Açlık sınırı, yoksulluk sınırı, asgari ücret, işgücüne katılma oranı, gelir dağılımı ve daha başka istatistikler her ay, ya da dönemlik olmak üzere resmi ya da gayri resmi olmak üzere açıklanıyor. Hepsi de emekçi sınıfların durumunu, geçim koşullarının zorluğunu gösteriyor.

Açlık sınırı 958 lira 98 kuruş
Son olarak Türk-İş, Ocak ayı için açlık sınırını 958 lira 89 kuruş, yoksulluk sınırını da 3 bin 123 lira 41 kuruş olarak belirledi. Açlık sınırı 4 kişilik bir ailenin sağlıklı, dengeli ve yeterli beslenebilmesi için yapması gereken gıda harcaması tutarı olarak hesaplanıyor. Yoksulluk sınırı da gıda harcaması ile birlikte giyim, konut (kira, elektrik, su, yakıt), ulaşım, eğitim, sağlık ve benzeri ihtiyaçlar için yapılması zorunlu diğer harcamaların toplam tutarı olarak belirleniyor.

Zenginle fakir arasındaki uçurum
TÜİK’in bir diğer araştırması sonucunda en zengin yüzde 20’lik gelir grubunun toplam gelirden aldığı payın, en yoksul yüzde 20’lik grubun aldığı payın 8 katı olduğu ifade edilmişti. Söz konusu Gelir ve Yaşam Koşulları 2010 araştırması sonuçları arasında ülke nüfusunun yüzde 26,9’unun yoksulluk riski altında yaşadığı da yer almıştı. Yoksulluk riski altında yaşama 2009’da yüzde 26,9, 2008’de yüzde 25,3, 2007’de ise yüzde 25,7 idi.

Yoksulluk ve açlık sınırının, enflasyonun, asgari ücretin hesaplanma şekilleri de ayrı bir haber konusu aslında. Söz konusu başlıklar, mevcut hesaplama şekli ile gerçekçi bir şekilde rakamlara yansıtılmıyor.
Aynı şekilde Ekim ayı işsizlik oranı yüzde 9,1 olarak açıklanmıştı. “İstahdam artışında yolun sonu göründü” başlıklı haberde işsizlik rakamlarının incelemesini yapmıştık.

Asgari ücretlinin gıda harcaması 8 lira 25 kuruş
Türkiye Devrimci İşçi Sendikaları Konfederasyonu Araştırma Enstitüsü DİSK-AR’ın araştırmasına göre eşi çalışmayan ve iki çocuklu bir asgari ücretli Ocak 2012 yılında elde edeceği geliri ile gıdaya günde ancak 8 lira 25 kuruş ayırabilecek.

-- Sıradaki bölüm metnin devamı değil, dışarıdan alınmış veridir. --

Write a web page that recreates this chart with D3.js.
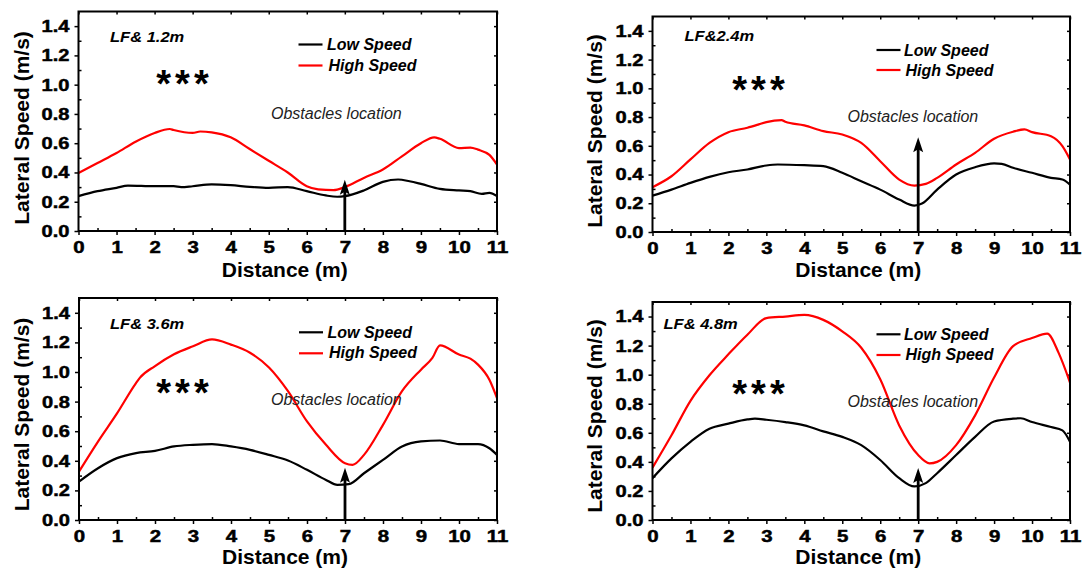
<!DOCTYPE html>
<html>
<head>
<meta charset="utf-8">
<script src="https://cdn.jsdelivr.net/npm/d3@7"></script>
<style>
  body { margin: 0; background: #fff; }
  svg { display: block; }
  text { font-family: "Liberation Sans", Arial, Helvetica, sans-serif; }
</style>
</head>
<body>
<svg id="chart" width="1085" height="569"></svg>
<script>
// ---- data -------------------------------------------------------------
const distanceTicks = [0, 1, 2, 3, 4, 5, 6, 7, 8, 9, 10, 11];
const speedTicks = [0, 0.2, 0.4, 0.6, 0.8, 1.0, 1.2, 1.4];
const panelLabels = ["LF& 1.2m", "LF&2.4m", "LF& 3.6m", "LF& 4.8m"];
const seriesNames = ["Low Speed", "High Speed"];
const seriesColors = ["#000000", "#ff0000"];
const obstacleDistance = 7;
const obstacleArrowTop = [0.35, 0.66, 0.353, 0.357];

// [distance (m), lateral speed (m/s)]
const low12 = [[0,0.238],[0.5,0.272],[1,0.295],[1.3,0.31],[2,0.306],[2.5,0.306],[2.7,0.30],[3,0.306],
  [3.5,0.318],[4,0.313],[4.5,0.302],[5,0.295],[5.5,0.30],[6,0.272],[6.5,0.243],[6.8,0.234],[7,0.238],
  [7.5,0.277],[8,0.336],[8.4,0.352],[8.7,0.34],[9,0.322],[9.5,0.288],[10,0.277],[10.3,0.272],
  [10.6,0.254],[10.8,0.261],[11,0.238]];
const high12 = [[0,0.397],[0.5,0.465],[1,0.533],[1.5,0.61],[2,0.67],[2.4,0.697],[2.5,0.69],[3,0.67],
  [3.2,0.68],[3.5,0.674],[4,0.64],[4.5,0.56],[5,0.48],[5.5,0.40],[6,0.306],[6.3,0.284],[6.7,0.279],
  [7,0.30],[7.5,0.363],[8,0.42],[8.5,0.51],[9,0.60],[9.35,0.64],[9.5,0.63],[10,0.567],[10.3,0.57],
  [10.5,0.556],[10.8,0.52],[11,0.454]];

const low24 = [[0,0.253],[0.5,0.295],[1,0.342],[1.5,0.384],[2,0.416],[2.5,0.435],[3,0.463],[3.3,0.47],
  [4,0.465],[4.5,0.458],[5,0.412],[5.5,0.353],[6,0.295],[6.5,0.226],[6.9,0.184],[7.1,0.198],[7.5,0.295],
  [8,0.40],[8.5,0.451],[9,0.477],[9.2,0.474],[9.5,0.447],[10,0.412],[10.5,0.377],[10.8,0.365],[11,0.33]];
const high24 = [[0,0.312],[0.5,0.388],[1,0.505],[1.5,0.62],[2,0.695],[2.5,0.726],[2.8,0.749],[3,0.765],
  [3.4,0.779],[3.5,0.767],[4,0.742],[4.5,0.702],[5,0.679],[5.5,0.62],[6,0.493],[6.5,0.365],[6.9,0.323],
  [7.2,0.335],[7.5,0.377],[8,0.47],[8.5,0.551],[9,0.649],[9.5,0.698],[9.8,0.714],[10,0.695],[10.5,0.667],
  [10.8,0.598],[11,0.505]];

const low36 = [[0,0.26],[0.5,0.35],[1,0.418],[1.5,0.452],[2,0.467],[2.5,0.497],[3,0.508],[3.5,0.513],
  [4,0.497],[4.5,0.474],[5,0.44],[5.5,0.402],[6,0.339],[6.5,0.271],[6.8,0.237],[7.1,0.242],[7.5,0.316],
  [8,0.406],[8.5,0.497],[9,0.531],[9.5,0.537],[10,0.513],[10.5,0.513],[10.8,0.485],[11,0.44]];
const high36 = [[0,0.327],[0.5,0.53],[1,0.72],[1.5,0.925],[1.6,0.96],[2,1.04],[2.5,1.12],[3,1.174],
  [3.5,1.22],[4,1.185],[4.5,1.13],[5,1.03],[5.5,0.87],[6,0.666],[6.5,0.508],[7,0.384],[7.2,0.373],
  [7.5,0.44],[8,0.643],[8.5,0.87],[9,1.016],[9.3,1.095],[9.5,1.18],[10,1.118],[10.3,1.09],[10.5,1.05],
  [10.8,0.948],[11,0.824]];

const low48 = [[0,0.288],[0.5,0.424],[1,0.538],[1.5,0.628],[2,0.663],[2.5,0.692],[2.7,0.697],[3,0.69],
  [3.5,0.674],[4,0.651],[4.5,0.61],[5,0.572],[5.5,0.515],[6,0.413],[6.5,0.288],[6.9,0.231],[7.2,0.254],
  [7.5,0.322],[8,0.447],[8.5,0.572],[9,0.678],[9.5,0.697],[9.7,0.70],[10,0.674],[10.5,0.64],[10.8,0.617],
  [11,0.538]];
const high48 = [[0,0.36],[0.5,0.583],[1,0.82],[1.5,0.996],[2,1.14],[2.5,1.275],[3,1.389],[3.5,1.40],
  [4,1.411],[4.5,1.377],[5,1.298],[5.5,1.185],[6,0.969],[6.5,0.651],[7,0.447],[7.3,0.39],[7.5,0.40],
  [8,0.515],[8.5,0.72],[9,0.98],[9.5,1.196],[10,1.252],[10.4,1.282],[10.7,1.15],[11,0.946]];

const panelSeries = [[low12, high12], [low24, high24], [low36, high36], [low48, high48]];

// ---- layout -----------------------------------------------------------
const layout = [
  { x0: 78.5, y0: 11.5, x1: 497,  y1: 231, yTitle: [22, 128],    xTitleY: 277,
    lf: [31.5, 30.5], star: [106, 63.5], leg: { x: 220, rows: [33, 54],   tx: 248.5, base: [38.5, 59.5] }, obs: [192.5, 107] },
  { x0: 652.5, y0: 16.5, x1: 1070, y1: 232, yTitle: [594.5, 131], xTitleY: 277,
    lf: [32, 24.5],   star: [108, 64.5], leg: { x: 224, rows: [33.5, 53.5], tx: 251.5, base: [39, 59] },     obs: [195, 105] },
  { x0: 79,   y0: 298,  x1: 497,  y1: 520, yTitle: [22, 414.5],  xTitleY: 564,
    lf: [31, 31],     star: [105.5, 85.5], leg: { x: 220, rows: [34.3, 55.3], tx: 248.5, base: [39.5, 60] }, obs: [192, 107] },
  { x0: 652.5, y0: 302, x1: 1070, y1: 520, yTitle: [594.5, 416], xTitleY: 564,
    lf: [11, 27],     star: [108, 82.7], leg: { x: 224, rows: [32.3, 53],  tx: 251.5, base: [37.5, 58] },    obs: [195, 104.7] }
];

const svg = d3.select("#chart");

// stretch a text horizontally by factor k
function widen(sel, k) {
  sel.each(function () {
    const w = this.getComputedTextLength();
    this.setAttribute("textLength", w * k);
    this.setAttribute("lengthAdjust", "spacingAndGlyphs");
  });
}

layout.forEach((L, i) => {
  const x = d3.scaleLinear().domain([0, 11]).range([L.x0, L.x1]);
  const y = d3.scaleLinear().domain([0, 1.5]).range([L.y1, L.y0]);
  const g = svg.append("g");

  const clipId = "clip" + i;
  svg.append("clipPath").attr("id", clipId).append("rect")
    .attr("x", L.x0).attr("y", L.y0).attr("width", L.x1 - L.x0).attr("height", L.y1 - L.y0);

  // minor ticks (inward)
  const minorX = d3.range(0.5, 11, 1);
  const minorY = d3.range(0.1, 1.5, 0.2);
  g.append("g").attr("transform", `translate(0,${L.y1})`)
    .call(d3.axisBottom(x).tickValues(minorX).tickSize(-3).tickFormat(""))
    .call(a => a.select(".domain").remove());
  g.append("g").attr("transform", `translate(${L.x0},0)`)
    .call(d3.axisLeft(y).tickValues(minorY).tickSize(-3).tickFormat(""))
    .call(a => a.select(".domain").remove());
  // top / right ticks (inward, unlabelled)
  g.append("g").attr("transform", `translate(0,${L.y0})`)
    .call(d3.axisTop(x).tickValues(distanceTicks).tickSize(-3).tickFormat(""))
    .call(a => a.select(".domain").remove());
  g.append("g").attr("transform", `translate(${L.x1},0)`)
    .call(d3.axisRight(y).tickValues(speedTicks).tickSize(-3).tickFormat(""))
    .call(a => a.select(".domain").remove());

  // major ticks with labels (outward)
  const xAxis = g.append("g").attr("transform", `translate(0,${L.y1})`)
    .call(d3.axisBottom(x).tickValues(distanceTicks).tickSize(4).tickPadding(6).tickSizeOuter(0));
  xAxis.select(".domain").remove();
  const yAxis = g.append("g").attr("transform", `translate(${L.x0},0)`)
    .call(d3.axisLeft(y).tickValues(speedTicks).tickSize(4).tickPadding(5).tickFormat(d3.format(".1f")).tickSizeOuter(0));
  yAxis.select(".domain").remove();

  g.selectAll(".tick line").attr("stroke", "#000").attr("stroke-width", 1.5);
  g.selectAll(".tick text")
    .attr("fill", "#000")
    .attr("stroke", "#000")
    .attr("stroke-width", 0.5)
    .style("font-family", '"Liberation Sans", Arial, sans-serif')
    .style("font-size", "17px")
    .style("font-weight", "bold");
  widen(xAxis.selectAll(".tick text"), 1.2);
  widen(yAxis.selectAll(".tick text"), 1.18);

  // series lines
  const line = d3.line().x(d => x(d[0])).y(d => y(d[1])).curve(d3.curveMonotoneX);
  panelSeries[i].forEach((s, j) => {
    g.append("path").datum(s)
      .attr("clip-path", `url(#${clipId})`)
      .attr("fill", "none")
      .attr("stroke", seriesColors[j])
      .attr("stroke-width", 2.2)
      .attr("stroke-linejoin", "round")
      .attr("d", line);
  });

  // obstacle arrow
  const ax = x(obstacleDistance), aTop = y(obstacleArrowTop[i]);
  g.append("line").attr("x1", ax).attr("x2", ax).attr("y1", L.y1).attr("y2", aTop + 10)
    .attr("stroke", "#000").attr("stroke-width", 2.8);
  g.append("path")
    .attr("d", `M${ax},${aTop} L${ax - 5},${aTop + 15} L${ax},${aTop + 12} L${ax + 5},${aTop + 15} Z`)
    .attr("fill", "#000");

  // frame
  g.append("rect").attr("x", L.x0).attr("y", L.y0)
    .attr("width", L.x1 - L.x0).attr("height", L.y1 - L.y0)
    .attr("fill", "none").attr("stroke", "#000").attr("stroke-width", 2);

  // axis titles
  g.append("text")
    .attr("transform", `translate(${L.yTitle[0]},${L.yTitle[1]}) rotate(-90)`)
    .attr("text-anchor", "middle").attr("dy", "0.35em")
    .style("font-size", "21px").style("font-weight", "bold")
    .text("Lateral Speed (m/s)");
  g.append("text")
    .attr("x", (L.x0 + L.x1) / 2 - 3).attr("y", L.xTitleY)
    .attr("text-anchor", "middle")
    .style("font-size", "21px").style("font-weight", "bold")
    .text("Distance (m)");

  // panel label
  const lf = g.append("text")
    .attr("x", L.x0 + L.lf[0]).attr("y", L.y0 + L.lf[1])
    .style("font-size", "15px").style("font-weight", "bold").style("font-style", "italic")
    .text(panelLabels[i]);
  widen(lf, 1.1);

  // significance marker
  g.append("text")
    .attr("x", L.x0 + L.star[0]).attr("y", L.y0 + L.star[1] + 22)
    .attr("text-anchor", "middle")
    .style("font-size", "38px").style("font-weight", "bold").style("letter-spacing", "4px")
    .text("***");

  // legend
  seriesNames.forEach((name, j) => {
    g.append("line")
      .attr("x1", L.x0 + L.leg.x).attr("x2", L.x0 + L.leg.x + 24)
      .attr("y1", L.y0 + L.leg.rows[j]).attr("y2", L.y0 + L.leg.rows[j])
      .attr("stroke", seriesColors[j]).attr("stroke-width", 2.2);
    g.append("text")
      .attr("x", L.x0 + L.leg.tx + j * 1.5).attr("y", L.y0 + L.leg.base[j])
      .style("font-size", "16px").style("font-weight", "bold").style("font-style", "italic")
      .text(name);
  });

  // obstacle annotation
  g.append("text")
    .attr("x", L.x0 + L.obs[0]).attr("y", L.y0 + L.obs[1])
    .attr("fill", "#222")
    .style("font-size", "16px").style("font-style", "italic")
    .text("Obstacles location");
});
</script>
</body>
</html>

Hükümet işçilerle dalga mı geçiyor?
AKP hükümeti son olarak büyük bir aldatmacayla işsizlik maaşı alma süresini 5 aya düşürdü. Daha önce 16 aya kadar ve bin 300 liraya kadar maaş alınabileceğinin açıklanmasına karşın işsizlik maaşında artış diye sunulan uygulama hükümet tarafından 5 aya düşürüldü.

İşsizlik fonu hazineye
Geçtiğimiz Kasım ayı içerisinde Çalışma ve Sosyal Güvenlik Bakanı Faruk Çelik, bir soru önergesi üzerine İşsizlik Fonu’nundan işsizlere 4 milyar, Hazine’ye ise 9 milyar aktarıldığını itiraf etmek durumunda kalmıştı.